Monday, February 8, 2010

Effective Asset allocation Techniques

 

Asset allocation is the strategy used in choosing between the various kinds of possible investments, in other words,
the strategy used in choosing in what asset classes such as stocks and bonds one wants to invest.asset-allocation
A large part of financial planning consists of finding an asset allocation that is appropriate for a given person in
terms of their appetite for and ability to shoulder risk.
Examples of asset classes:
* Cash ( money market accounts)
* Bonds: investment grade or junk (high yield); government or corporate; short-term, intermediate, long-term; domestic, foreign, emerging markets
* Stocks: value or growth; large-cap versus small-cap; domestic, foreign, emerging markets
* Real estate
* Foreign currency
* Natural resources
* Precious metals
* Luxury collectibles such as art, fine wine and automobiles
* Real Estate Investment Trusts (REITs)
* International Investments: Foreign or emerging markets
* Life settlements
What are the various Asset-Allocation Strategies ?

Dynamic Asset Allocation
One of the popular allocation schemes is dynamic asset allocation, with which one actively moderates the mix of assets as markets soar and falter.
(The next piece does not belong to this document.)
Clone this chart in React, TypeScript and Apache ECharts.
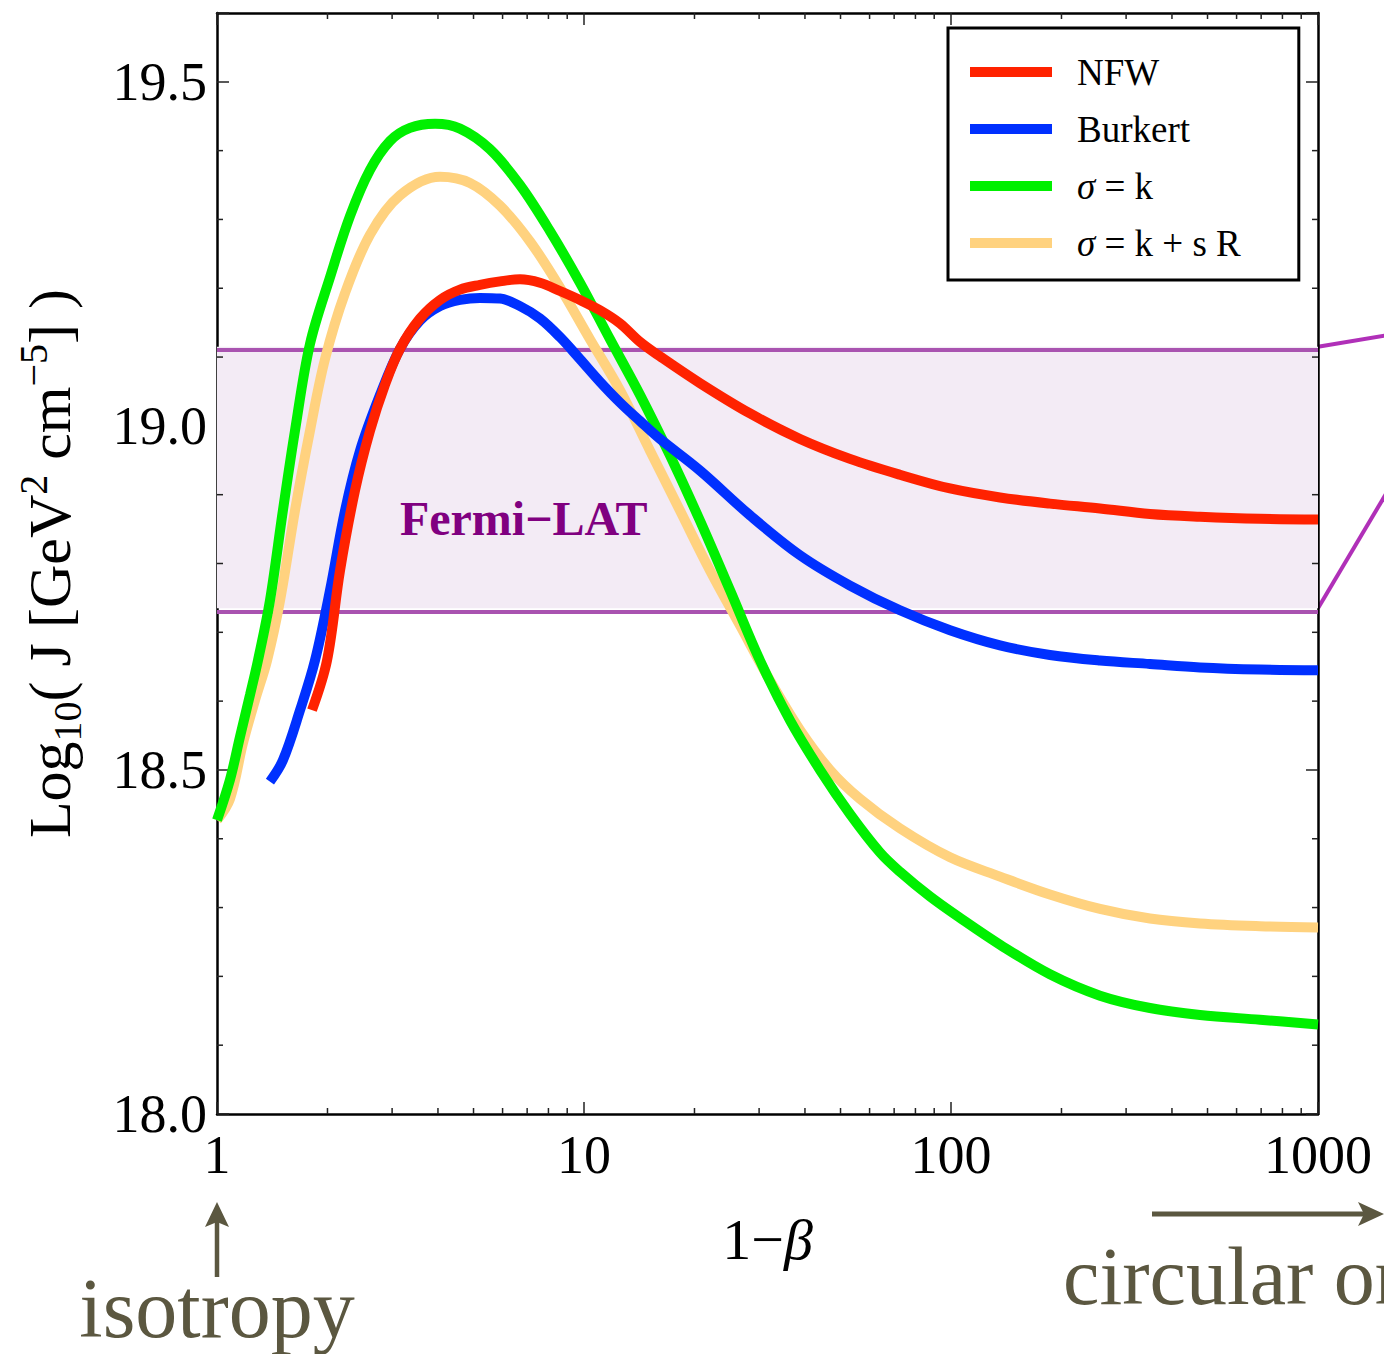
import { useEffect, useRef } from "react";
import * as echarts from "echarts";

// Curves: J-factor vs anisotropy (1 - beta)
const nfwX = [1.815, 1.994, 2.164, 2.377, 2.612, 2.87, 3.152, 3.574, 4.052, 4.593, 5.207, 5.904, 6.693, 7.588, 8.603, 9.75, 11.06, 12.53, 14.21, 16.11, 20.71, 28.34, 38.78, 53.06, 72.6, 99.4, 136, 186, 254.7, 348.5, 477, 695, 1000];
const nfwY = [18.587, 18.659, 18.79, 18.906, 18.993, 19.06, 19.112, 19.156, 19.183, 19.198, 19.205, 19.21, 19.213, 19.208, 19.196, 19.183, 19.168, 19.149, 19.122, 19.101, 19.062, 19.018, 18.981, 18.952, 18.929, 18.909, 18.896, 18.887, 18.88, 18.872, 18.868, 18.865, 18.864];

const burkertX = [1.394, 1.512, 1.684, 1.849, 2.032, 2.233, 2.453, 2.781, 3.152, 3.574, 4.052, 4.593, 5.207, 5.904, 6.693, 7.588, 8.603, 9.75, 11.06, 12.53, 14.21, 16.11, 20.71, 28.34, 38.78, 53.06, 72.6, 99.4, 136, 186, 254.7, 348.5, 477, 695, 1000];
const burkertY = [18.483, 18.514, 18.587, 18.659, 18.761, 18.877, 18.964, 19.045, 19.112, 19.153, 19.174, 19.183, 19.186, 19.185, 19.174, 19.156, 19.129, 19.097, 19.064, 19.034, 19.007, 18.981, 18.935, 18.87, 18.812, 18.768, 18.732, 18.703, 18.681, 18.667, 18.659, 18.654, 18.649, 18.646, 18.645];

const sigmaKX = [1, 1.085, 1.155, 1.23, 1.293, 1.394, 1.512, 1.631, 1.792, 2.032, 2.304, 2.612, 2.961, 3.357, 3.927, 4.593, 5.545, 6.693, 8.08, 9.75, 11.77, 14.21, 17.15, 20.71, 25.0, 30.17, 36.42, 43.96, 53.06, 64.06, 72.6, 87.7, 105.8, 136, 186, 254.7, 348.5, 477, 695, 1000];
const sigmaKY = [18.427, 18.486, 18.548, 18.609, 18.659, 18.746, 18.877, 18.993, 19.119, 19.216, 19.305, 19.372, 19.414, 19.433, 19.439, 19.432, 19.402, 19.35, 19.283, 19.208, 19.126, 19.045, 18.957, 18.862, 18.761, 18.659, 18.572, 18.5, 18.436, 18.38, 18.352, 18.316, 18.285, 18.246, 18.203, 18.172, 18.154, 18.144, 18.137, 18.13];

const sigmaKsRX = [1, 1.085, 1.177, 1.269, 1.369, 1.485, 1.631, 1.792, 1.969, 2.233, 2.612, 3.152, 4.052, 4.89, 5.904, 7.127, 8.603, 10.38, 12.53, 15.13, 18.26, 22.04, 26.61, 32.12, 38.78, 46.81, 56.5, 72.6, 99.4, 136, 186, 254.7, 348.5, 477, 695, 1000];
const sigmaKsRY = [18.427, 18.458, 18.539, 18.601, 18.659, 18.746, 18.877, 18.993, 19.097, 19.193, 19.278, 19.335, 19.362, 19.353, 19.32, 19.268, 19.201, 19.126, 19.052, 18.964, 18.877, 18.79, 18.71, 18.63, 18.558, 18.5, 18.458, 18.415, 18.373, 18.345, 18.319, 18.298, 18.284, 18.277, 18.273, 18.271];

// Fermi-LAT band (lower, upper)
const fermiBand = [18.735, 19.115];
const fermiLabel = "Fermi\u2212LAT";
const fermiLabelAt = [3.15, 18.865];

// Axes
const xMin = 1;
const xMax = 1000;
const yMin = 18.0;
const yMax = 19.6;
const yStep = 0.5;
const xMinorTicks = [2, 3, 4, 5, 6, 7, 8, 9, 20, 30, 40, 50, 60, 70, 80, 90, 200, 300, 400, 500, 600, 700, 800, 900];
const yMinorTicks = [18.1, 18.2, 18.3, 18.4, 18.6, 18.7, 18.8, 18.9, 19.1, 19.2, 19.3, 19.4];

const legendNames = ["NFW", "Burkert", "\u03c3 = k", "\u03c3 = k + s R"];
const colors = ["#ff2200", "#0030ff", "#00f000", "#ffd27f"];

const FONT = "'Liberation Serif', 'Times New Roman', serif";
const NOTE_COLOR = "#5b5740";

function zip(xs: number[], ys: number[]) {
  return xs.map((x, i) => [x, ys[i]]);
}

function minorTickSeries(values: number[], dir: "x" | "y") {
  return {
    type: "custom",
    silent: true,
    clip: false,
    z: 20,
    data: values.map((v) => (dir === "x" ? [v, yMin] : [xMin, v])),
    renderItem: (params: any, api: any) => {
      const cs = params.coordSys;
      const p = api.coord([api.value(0), api.value(1)]);
      const style = { stroke: "#222", lineWidth: 1.5 };
      const len = 6;
      if (dir === "x") {
        const bottom = cs.y + cs.height;
        return {
          type: "group",
          children: [
            { type: "line", shape: { x1: p[0], y1: bottom, x2: p[0], y2: bottom - len }, style },
            { type: "line", shape: { x1: p[0], y1: cs.y, x2: p[0], y2: cs.y + len }, style },
          ],
        };
      }
      const right = cs.x + cs.width;
      return {
        type: "group",
        children: [
          { type: "line", shape: { x1: cs.x, y1: p[1], x2: cs.x + len, y2: p[1] }, style },
          { type: "line", shape: { x1: right, y1: p[1], x2: right - len, y2: p[1] }, style },
        ],
      };
    },
  };
}

function lineSeries(name: string, data: number[][], color: string, z: number) {
  return {
    name,
    type: "line",
    data,
    color,
    z,
    showSymbol: false,
    symbol: "none",
    smooth: 0.35,
    lineStyle: { color, width: 10 },
    itemStyle: { color },
  };
}

const axisLineStyle = { color: "#000", width: 2.5 };
const tickStyle = { color: "#222", width: 1.5 };

export default function App() {
  const ref = useRef<HTMLDivElement>(null);

  useEffect(() => {
    if (!ref.current) return;
    const chart = echarts.init(ref.current, undefined, { renderer: "svg" });

    const baseX = {
      type: "log",
      logBase: 10,
      min: xMin,
      max: xMax,
      splitLine: { show: false },
      axisLine: { show: true, lineStyle: axisLineStyle },
      axisTick: { show: true, inside: true, length: 12, lineStyle: tickStyle },
      minorTick: { show: false },
    };
    const baseY = {
      type: "value",
      min: yMin,
      max: yMax,
      interval: yStep,
      splitLine: { show: false },
      axisLine: { show: true, lineStyle: axisLineStyle },
      axisTick: { show: true, inside: true, length: 12, lineStyle: tickStyle },
    };

    const option: any = {
      animation: false,
      backgroundColor: "#fff",
      grid: { left: 217, right: 66, top: 13, bottom: 240, containLabel: false },
      legend: {
        data: legendNames,
        orient: "vertical",
        left: 948,
        top: 28,
        padding: [24, 58, 17, 22],
        itemWidth: 82,
        itemHeight: 10,
        itemGap: 17,
        icon: "rect",
        borderColor: "#000",
        borderWidth: 3,
        selectedMode: false,
        textStyle: {
          color: "#000",
          fontFamily: FONT,
          fontSize: 37,
          lineHeight: 40,
          padding: [0, 0, 0, 20],
          rich: {
            n: { fontFamily: FONT, fontSize: 37, color: "#000" },
            i: { fontFamily: FONT, fontSize: 37, fontStyle: "italic", color: "#000" },
          },
        },
        formatter: (name: string) =>
          name.startsWith("\u03c3") ? `{i|\u03c3}{n|${name.slice(1)}}` : `{n|${name}}`,
      },
      xAxis: [
        {
          ...baseX,
          position: "bottom",
          axisLabel: {
            show: true,
            fontFamily: FONT,
            fontSize: 54,
            color: "#000",
            margin: 14,
            formatter: (v: number) => String(Math.round(v)),
          },
          name: "{n|1\u2212}{i|\u03b2}",
          nameLocation: "middle",
          nameGap: 96,
          nameTextStyle: {
            rich: {
              n: { fontFamily: FONT, fontSize: 58, color: "#000" },
              i: { fontFamily: FONT, fontSize: 58, fontStyle: "italic", color: "#000" },
            },
          },
        },
        { ...baseX, position: "top", axisLabel: { show: false } },
      ],
      yAxis: [
        {
          ...baseY,
          position: "left",
          axisLabel: {
            show: true,
            fontFamily: FONT,
            fontSize: 54,
            color: "#000",
            margin: 10,
            formatter: (v: number) =>
              Math.abs(v / yStep - Math.round(v / yStep)) < 1e-6 ? v.toFixed(1) : "",
          },
          name: "{n|Log}{sub|10}{n|( J [GeV}{sup|2}{n| cm}{sup|\u22125}{n|] )}",
          nameLocation: "middle",
          nameRotate: 90,
          nameGap: 130,
          nameTextStyle: {
            lineHeight: 74,
            rich: {
              n: { fontFamily: FONT, fontSize: 60, color: "#000", lineHeight: 74 },
              sub: { fontFamily: FONT, fontSize: 40, color: "#000", lineHeight: 44, verticalAlign: "bottom" },
              sup: { fontFamily: FONT, fontSize: 40, color: "#000", lineHeight: 44, verticalAlign: "top" },
            },
          },
        },
        { ...baseY, position: "right", axisLabel: { show: false } },
      ],
      series: [
        {
          name: "Fermi-LAT band",
          type: "line",
          data: [],
          z: 1,
          silent: true,
          markArea: {
            silent: true,
            z: 1,
            itemStyle: { color: "#f3ebf5", borderWidth: 0 },
            data: [[{ yAxis: fermiBand[0] }, { yAxis: fermiBand[1] }]],
          },
          markLine: {
            silent: true,
            z: 1,
            symbol: ["none", "none"],
            label: { show: false },
            lineStyle: { color: "#a953b0", width: 4, type: "solid" },
            data: [{ yAxis: fermiBand[0] }, { yAxis: fermiBand[1] }],
          },
        },
        lineSeries(legendNames[3], zip(sigmaKsRX, sigmaKsRY), colors[3], 3),
        lineSeries(legendNames[2], zip(sigmaKX, sigmaKY), colors[2], 4),
        lineSeries(legendNames[1], zip(burkertX, burkertY), colors[1], 5),
        lineSeries(legendNames[0], zip(nfwX, nfwY), colors[0], 6),
        minorTickSeries(xMinorTicks, "x"),
        minorTickSeries(yMinorTicks, "y"),
      ],
    };

    chart.setOption(option);

    // Annotations anchored to the axes
    const toPx = (x: number, y: number) =>
      chart.convertToPixel({ xAxisIndex: 0, yAxisIndex: 0 }, [x, y]) as number[];
    const labelPos = toPx(fermiLabelAt[0], fermiLabelAt[1]);
    const bandHi = toPx(xMax, fermiBand[1]);
    const bandLo = toPx(xMax, fermiBand[0]);
    const origin = toPx(xMin, yMin);
    const plotRight = bandHi[0];
    const plotBottom = origin[1];
    const outStyle = { stroke: "#b030b8", lineWidth: 4 };

    chart.setOption({
      graphic: [
        {
          type: "text",
          x: labelPos[0],
          y: labelPos[1],
          z: 10,
          silent: true,
          style: {
            text: fermiLabel,
            fontFamily: FONT,
            fontSize: 48,
            fontWeight: "bold",
            fill: "#800080",
            align: "left",
            verticalAlign: "middle",
          },
        },
        {
          type: "line",
          silent: true,
          shape: { x1: bandHi[0], y1: bandHi[1], x2: bandHi[0] + 132, y2: bandHi[1] - 22 },
          style: outStyle,
        },
        {
          type: "line",
          silent: true,
          shape: { x1: bandLo[0], y1: bandLo[1], x2: bandLo[0] + 132, y2: bandLo[1] - 222 },
          style: outStyle,
        },
        // isotropy arrow
        {
          type: "line",
          silent: true,
          shape: { x1: origin[0], y1: plotBottom + 163, x2: origin[0], y2: plotBottom + 108 },
          style: { stroke: NOTE_COLOR, lineWidth: 4.5 },
        },
        {
          type: "polygon",
          silent: true,
          shape: {
            points: [
              [origin[0], plotBottom + 88],
              [origin[0] - 12, plotBottom + 113],
              [origin[0], plotBottom + 108],
              [origin[0] + 12, plotBottom + 113],
            ],
          },
          style: { fill: NOTE_COLOR },
        },
        {
          type: "text",
          x: origin[0],
          y: plotBottom + 236,
          silent: true,
          style: {
            text: "isotropy",
            fontFamily: FONT,
            fontSize: 84,
            fill: NOTE_COLOR,
            align: "center",
            verticalAlign: "bottom",
          },
        },
        // circular orbits arrow
        {
          type: "line",
          silent: true,
          shape: { x1: plotRight - 166, y1: plotBottom + 100, x2: plotRight + 48, y2: plotBottom + 100 },
          style: { stroke: NOTE_COLOR, lineWidth: 5 },
        },
        {
          type: "polygon",
          silent: true,
          shape: {
            points: [
              [plotRight + 66, plotBottom + 100],
              [plotRight + 40, plotBottom + 88],
              [plotRight + 46, plotBottom + 100],
              [plotRight + 40, plotBottom + 112],
            ],
          },
          style: { fill: NOTE_COLOR },
        },
        {
          type: "text",
          x: plotRight - 255,
          y: plotBottom + 203,
          silent: true,
          style: {
            text: "circular orbits",
            fontFamily: FONT,
            fontSize: 82,
            fill: NOTE_COLOR,
            align: "left",
            verticalAlign: "bottom",
          },
        },
      ],
    });

    return () => chart.dispose();
  }, []);

  return (
    <div
      ref={ref}
      style={{ position: "absolute", left: 0, top: 0, width: 1384, height: 1354, overflow: "hidden", background: "#fff" }}
    />
  );
}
With this strategy one sells assets which are losing value and buys those assets which are gaining. This strategy can diametrically opposite to a constant-weighting scheme.
Strategic Asset Allocation
Strategic asset allocation is a strategy that establishes and sticks to what is called a ‘Base policy mix’. This is a proportional combination of assets based on expected rates for class of asset.
For instance, if the statistical data shows that stock-market has historically returned 20% per year and bonds have returned 10% per year,
a mix of 50% stocks and 50% bonds would be expected to return 15% (= 0.5 * 20 + 0.5 * 10) per year.
Constant-Weighting Asset Allocation
The Strategic asset allocation usually employs a Buy-and-Hold strategy, even though the variations in the actual worth of the assets cause a dramatic change in the initially established policy mix. For this reason, one might prefer to use a constant-weighting approach for asset allocation. In this scheme, one continually rebalances the portfolio.
For instance, if asset A were declining in value, one would purchase more of that asset, and if that asset value increases, then one would sell it.
There are no rigid rules for the frequency of portfolio rebalancing under strategic/constant-weighting asset allocation techniques. Although, a widely accepted norm is that the portfolio must be rebalanced to its original mix when any given allocated asset varies more than 5% in value.
Tactical Asset Allocation
Over the long run, a strategic asset allocation strategy does not allow much flexibility. So, one may find it useful to engage in short-term, tactical deviations from the mix in order to capitalize on the out-of-the-line
investment opportunities. This flexibility imparts a degree of of market timing to one’s portfolio, letting one participate in economic conditions that are more suited to a particular asset class.
So, in some sense, Tactical asset allocation can be described as a moderately active strategy, since the overall strategic asset mix is returned to when desired short-term profits are achieved.